The wisest thing for most of us to do is not to ask God for more suffering, but rather to entrust ourselves entirely to God, giving Him permission to act according to His will in us, and trusting that He will give us the strength to bear whatever suffering He either causes or permits to come our way.
Jesus did just that for us so we wouldn’t have to, right?
That seems to take away from what Jesus accomplished.
Absolutely not. We are part of the mystical Body of Christ. As part of His Body, we share in His sufferings. Some of what He accomplishes, He chooses to accomplish through us. He doesn’t have to do it that way; He could have done it without our help. But in His infinite wisdom (which is sometimes beyond our understanding), He chose to let us participate in His redemptive suffering.
On the other hand, I would take the place of suffering for someone, as in fighting off the bad guy to save others, even if it means I would be paralyzed or killed. That is heroic sacrifice and suffering. That I can see and understand would be redemptive.
What you would be willing to bravely suffer for others to save them physically for a limited time (and I admire you for that), the saints we are talking about are willing to do to help save others spiritually for all eternity.
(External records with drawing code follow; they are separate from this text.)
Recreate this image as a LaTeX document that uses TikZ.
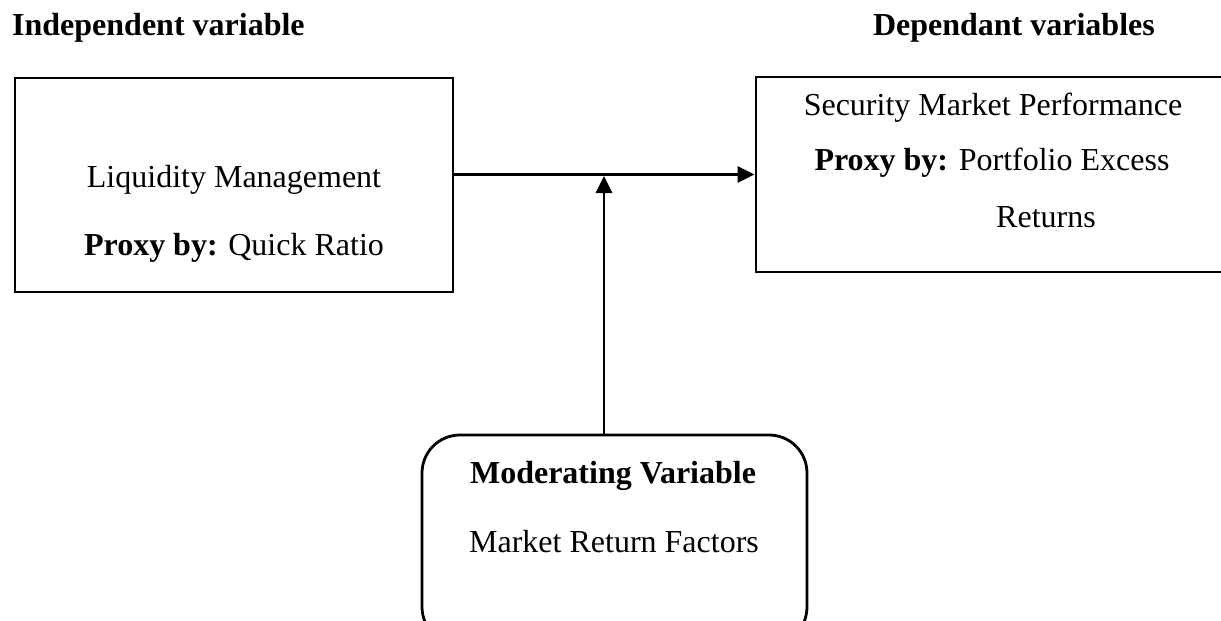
\documentclass[tikz,border=0pt]{standalone}
\usepackage{fontspec}
\setmainfont{Liberation Serif}
\usetikzlibrary{arrows.meta}
\begin{document}
\begin{tikzpicture}[x=1pt,y=-1pt,
  box/.style={draw,line width=2.8pt,inner sep=0pt},
  txt/.style={font=\fontsize{32}{38}\selectfont,inner sep=0pt,anchor=base},
  conn/.style={line width=2.8pt,-{Triangle[length=17pt,width=16pt]}}]
\useasboundingbox (0,0) rectangle (1221,621);
\clip (0,0) rectangle (1221,621);
\node[box,minimum width=438pt,minimum height=214pt] (iv) at (234,185) {};
\node[box,minimum width=470pt,minimum height=195pt] (dv) at (991,174.5) {};
\node[box,rounded corners=38pt,minimum width=385pt,minimum height=210pt] (mv) at (614.5,540) {};
\node[txt,anchor=base west] (h1) at (12,35) {\textbf{Independent variable}};
\node[txt,anchor=base east] (h2) at (1155,35) {\textbf{Dependant variables}};
\node[txt] (t1) at (234,187) {Liquidity Management};
\node[txt] (t2) at (234,255) {\textbf{Proxy by:} Quick Ratio};
\node[txt] (t3) at (993,115) {Security Market Performance};
\node[txt] (t4) at (992,170) {\textbf{Proxy by:} Portfolio Excess};
\node[txt] (t5) at (1046,227) {Returns};
\node[txt] (t6) at (613,483) {\textbf{Moderating Variable}};
\node[txt] (t7) at (614,552) {Market Return Factors};
\coordinate (j) at (604,176);
\draw[conn] (iv.east |- dv.west) -- (dv.west);
\draw[conn] ([xshift=-10.5pt]mv.north) -- (j);
\end{tikzpicture}
\end{document}
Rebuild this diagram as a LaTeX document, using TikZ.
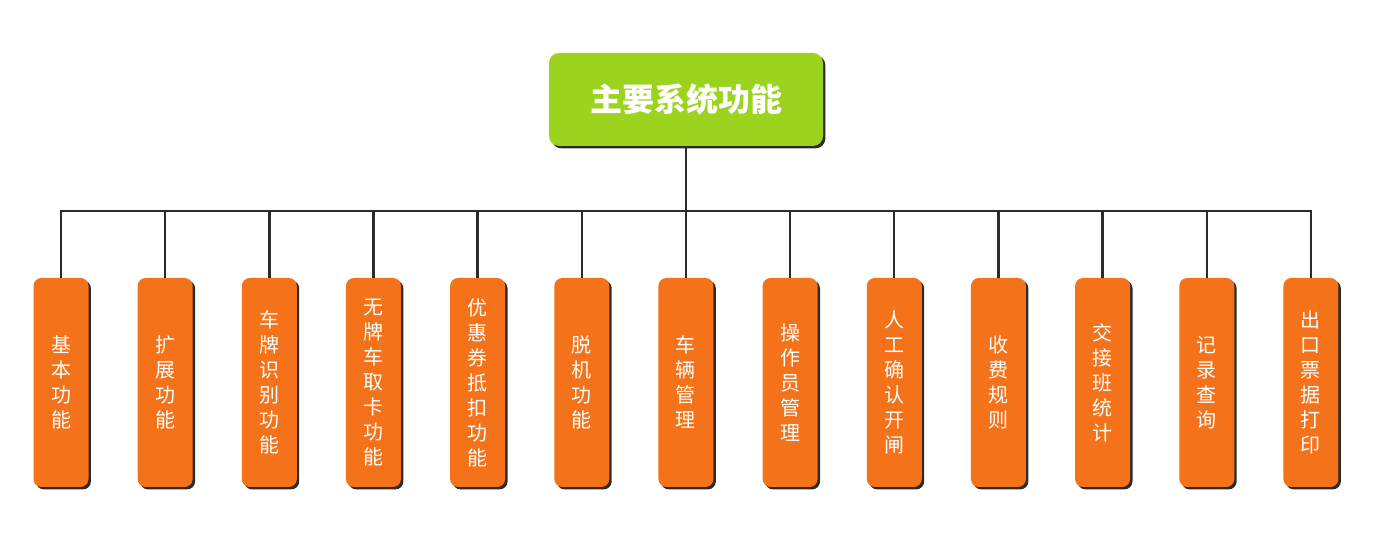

Asking God to ‘turn up the pain’ on a physical ailment that affects no one physically but myself so I can be punished…and to suffer for someone else ‘by proxy’ just seems so out of whack!
But don’t you see, the saints were trying to benefit others spiritually, not physically. That’s so much more important.
It’s not the same as dying for your faith as our early forefathers did.
And why is it so different? We are all members of the Body of Christ, and as such are called to share in His suffering. We just do it in different ways.
It just seems like an extreme mental issue.
When you get to heaven and discover that you got there partly due to the voluntary prayers and sufferings of some courageous soul who offered their sufferings for you, you will thank them for their “extreme mental issue.”